Die Furche: Was sagen Sie zu Minister Stöger, der sich über Ihren Bericht zur Kinder- und Jugendgesundheit unbeeindruckt gezeigt hat?

Klaus Vavrik: Dem Gesundheitsministerium sind die Fakten schon bewusst und die eigenen Grenzen des Ministeriums. Unser Gesundheitswesen ist so komplex aufgebaut, dass zwischen Sozialversicherungen, Ländern und Ministerium zu wenig Klarheit besteht, wer für welche Bereiche Verantwortung trägt. Zum Beispiel ist die Versorgung mit Therapien eine Sozialversicherungsfrage, die Förderung von Kindern mit Behinderungen Ländersache. Daher bin ich dafür, dass zwischen den beteiligten Playern eine Koordinationsebene eingezogen wird, damit Betroffene und Behandelnde nicht immer als Bittsteller im Rundlauf geschickt werden. Meine Botschaft ist: Dem Gesundheitsministerium soll nicht der Schwarze Peter zugeschoben werden, es geht um eine Zusammenarbeit.

Die Furche: Was sind die größten Probleme im Bereich Kinder- und Jugendgesundheit?
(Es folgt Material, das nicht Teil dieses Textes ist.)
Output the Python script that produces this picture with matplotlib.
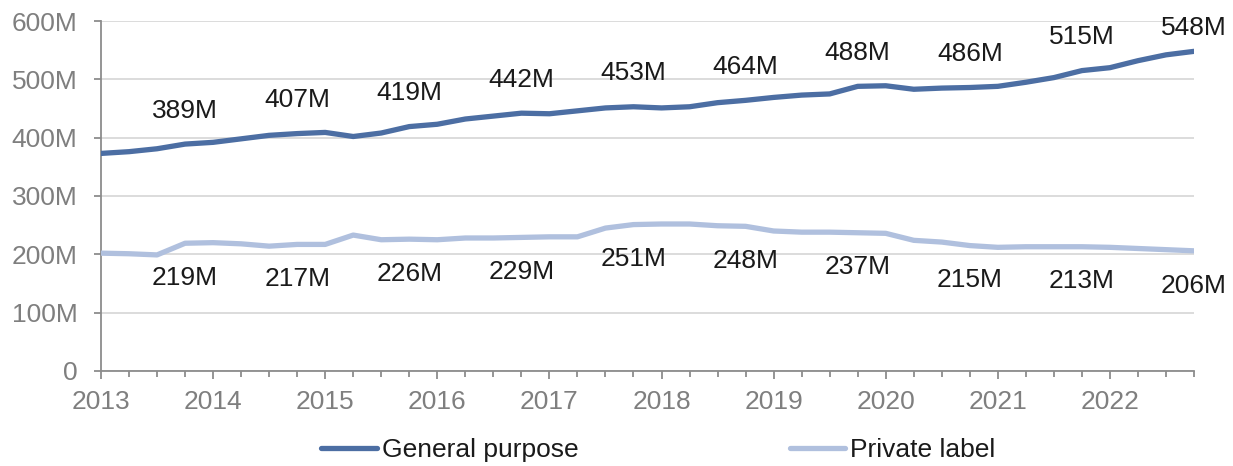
import numpy as np
import matplotlib
matplotlib.use("Agg")
import matplotlib.pyplot as plt
from matplotlib.ticker import FixedLocator, FuncFormatter

plt.rcParams['font.family'] = ['Liberation Sans', 'DejaVu Sans']

quarters = [f"{y}Q{q}" for y in range(2013, 2023) for q in range(1, 5)]
general_purpose = [373, 376, 381, 389, 392, 398, 404, 407, 409, 402, 408, 419,
                   423, 432, 437, 442, 441, 446, 451, 453, 451, 453, 460, 464,
                   469, 473, 475, 488, 489, 483, 485, 486, 488, 495, 503, 515,
                   520, 532, 542, 548]
private_label = [202, 201, 199, 219, 220, 218, 214, 217, 217, 233, 225, 226,
                 225, 228, 228, 229, 230, 230, 245, 251, 252, 252, 249, 248,
                 240, 238, 238, 237, 236, 224, 221, 215, 212, 213, 213, 213,
                 212, 210, 208, 206]
series_names = ["General purpose", "Private label"]
colors = ["#4C6EA3", "#B0C0DE"]
year_labels = [str(y) for y in range(2013, 2023)]
y_ticks = [0, 100, 200, 300, 400, 500, 600]

FS = 19

x = np.array([int(q[:4]) + (int(q[-1]) - 1) / 4 for q in quarters])

fig = plt.figure(figsize=(12.33, 4.66), dpi=100)
ax = fig.add_axes([0.0819, 0.2039, 0.9684 - 0.0819, 0.9549 - 0.2039])

l1, = ax.plot(x, general_purpose, color=colors[0], lw=3.8, solid_capstyle='round',
              solid_joinstyle='round', label=series_names[0], zorder=3)
l2, = ax.plot(x, private_label, color=colors[1], lw=3.8, solid_capstyle='round',
              solid_joinstyle='round', label=series_names[1], zorder=3)

ax.set_xlim(x[0], x[-1])
ax.set_ylim(0, 600)
ax.yaxis.set_major_locator(FixedLocator(y_ticks))
ax.yaxis.set_major_formatter(FuncFormatter(lambda v, p: "0" if v == 0 else f"{int(v)}M"))
ax.xaxis.set_major_locator(FixedLocator([float(y) for y in year_labels]))
ax.xaxis.set_minor_locator(FixedLocator(x))
ax.set_xticklabels(year_labels)

ax.grid(axis='y', color='#D9D9D9', lw=1.3, zorder=0)
for s in ['top', 'right']:
    ax.spines[s].set_visible(False)
for s in ['left', 'bottom']:
    ax.spines[s].set_color('#8C8C8C')
    ax.spines[s].set_linewidth(1.3)

ax.tick_params(axis='y', which='major', length=5, width=1.3, color='#8C8C8C',
               labelcolor='#7F7F7F', labelsize=FS, pad=12)
ax.tick_params(axis='x', which='major', length=6, width=1.3, color='#8C8C8C',
               labelcolor='#7F7F7F', labelsize=FS, pad=8)
ax.tick_params(axis='x', which='minor', length=4, width=1.3, color='#8C8C8C')

for i in range(3, len(x), 4):
    off = 24 if i != len(x) - 1 else 17
    ax.annotate(f"{general_purpose[i]}M", (x[i], general_purpose[i]),
                xytext=(0, off), textcoords='offset points', ha='center', va='center',
                fontsize=FS, color='#1A1A1A', annotation_clip=False)
    ax.annotate(f"{private_label[i]}M", (x[i], private_label[i]),
                xytext=(0, -25), textcoords='offset points', ha='center', va='center',
                fontsize=FS, color='#1A1A1A', annotation_clip=False)

fig.legend(handles=[l1, l2], loc='center', bbox_to_anchor=(0.534, 0.034), ncol=2,
           frameon=False, fontsize=FS, handlelength=2.1, handletextpad=0.19,
           columnspacing=8.0, labelcolor='#1A1A1A')

fig.savefig("out.png", dpi=100)
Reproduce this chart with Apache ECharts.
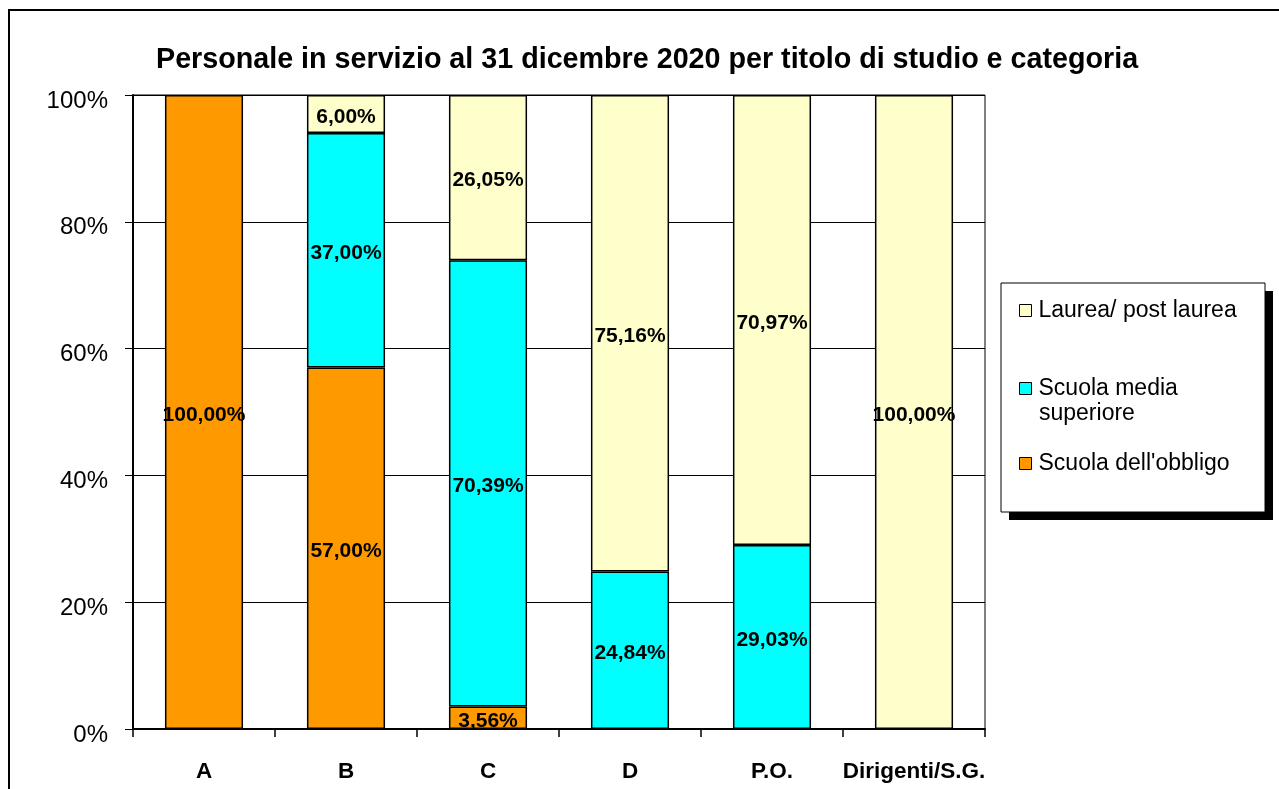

Vavrik: Unsere Erfahrung ist, dass wir eine große Mangelversorgung haben. Kinder warten monatelang auf einen Therapieplatz. Die Kostenbelastung für manche Familien ist zu groß, wenn 40 Euro pro Therapiestunde zu zahlen sind. Es gibt Kontingente bei Therapieplätzen für behinderte Kinder. Es kann in einem Jahr nur eine gewisse Zahl von Kindern behandelt werden, dann ist Aufnahmestopp. Das wäre im Erwachsenenbereich unvorstellbar!

Die Furche: Was fordern Sie?

Vavrik: Wir brauchen aussagekräftigere Daten in der Kinder- und Jugendgesundheit; zudem: mehr Angebote in der Prävention und Gesundheitsförderung sowie die Möglichkeit, therapeutisch interdisziplinär zu arbeiten. Wichtig sind rechtzeitige kostenfreie Therapien für Kinder und Jugendliche. Das wäre auch ökonomisch eine sinnvolle Investition in die Volksgesundheit. Denn moderne Krankheiten wie Bewegungsmangel, Hyperaktivität, Diabetes oder Depression sind später in den Erwachsenenjahren die großen Kostenverursacher.

Die Furche: Was läuft gut?

Vavrik: Die Allgemeinversorgung und Akutmedizin für Kinder und Jugendliche ist gut. Schwierig wird es bei chronischen Erkrankungen, Entwicklungsstörungen und psychosozialen Problemen.

Die Furche: Sie leiten ein Institut für Entwicklungsdiagnostik in Wien. Wie stellt sich die Situation dar?

Vavrik: Wir haben regelmäßig Aufnahmesperren und Wartezeiten für den ersten Vorstellungstermin von zirka drei Monaten, bei manchen Therapieformen bis zu einem Jahr. Stellen Sie sich vor, der Kinderarzt äußert bei Ihrem Kind den Verdacht auf Autismus, und Sie müssen drei Monate in der Ungewissheit leben. Es gibt eine Ungleichbehandlung und ein Verteilungsproblem. Es gibt nicht grundsätzlich zu wenig Geld, sondern es ist schlecht verteilt. 19 Prozent der Bevölkerung sind Kinder und Jugendliche, aber nur sieben Prozent der Gesundheitsleistungen fließen zu diesen Gruppen. Investitionen in frühe Gesundheitsprogramme bringen aber viel, weil sie für das ganze Leben wirksam sind.